Today I need to run. The urge comes with the same unstoppable certainty of a face-twisting, germ-blasting sneeze.
Today I need to run. The urge comes with the same unstoppable certainty of a face-twisting, germ-blasting sneeze. One minute everything is fine, then suddenly I don’t just think, but know with an in-the-bones certainty that an involuntary action is about to take place.
All I get to control is where.
Spelunking through my closet, I find and unearth several old, yard work-bound running shoes. From these I salvage enough spare parts (laces, two soles, part of a tongue) to patch together one sturdy pair. Then it’s out the door, truck, 64 East, 195 South, onto the Downtown Expressway and then quickly off it at the Roseneath exit. When I reach Boulevard Bridge I discover there’s only enough change in the armrest for one pass through the tolls, making my little outing feel like a one way trip.
On the footbridge to my right cyclists zoom past pedestrians as I zoom past them; all of us lit by the purple and orange glow of the early morning sky. Weaving and winding I reach Riverside Drive and park at Reedy Creek. I stretch, walk and take-off westward.
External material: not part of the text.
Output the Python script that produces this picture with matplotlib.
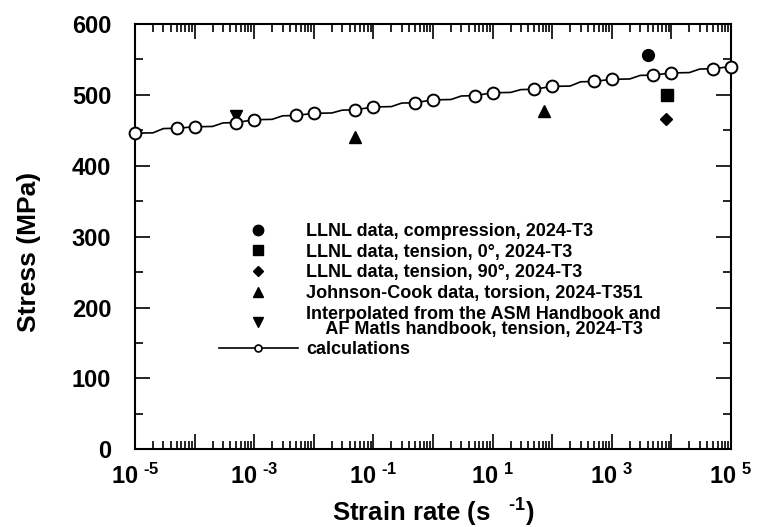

It’s November, and autumn is moving quickly from the trees to the ground. The same leaves that a few months ago prevented easy viewing of the river now attempt to conceal the trail, but it doesn’t matter. I pull the chilly air in through my nose, jut out my chin, and exhale a cloud the size of a volleyball.
I needed to run today, but not at the gym, bouncing along to the whiny, rubbery whir of the treadmill, forced to watch seven TV’s at once. And not again through the same old neighborhoods (house, house, house, another house.) I need to be out here on a wooded path, snaking through a riverside forest, running atop summer-fried leaves.
Every runner has a second home, and the James River Park System is mine. The steady, sandy tap of my Frankensteined shoes jabbing into the Buttermilk Trail feels like a second heart beat.
Out here I get to do more than just run. I traverse, navigate, wander and dodge. Rain slick boulders are sidestepped. Half-fallen trees are ducked. Stone-riddled creeks are hurdled (some more successfully than others.) The undulating terrain makes gravity my personal trainer, but we keep it fun. A row of tree roots appear and I touch my feet to each one like fingers walking up the keys of a piano. In the distance there’s a steeply banked turn. I accelerate, and my center of gravity unfurls like wings.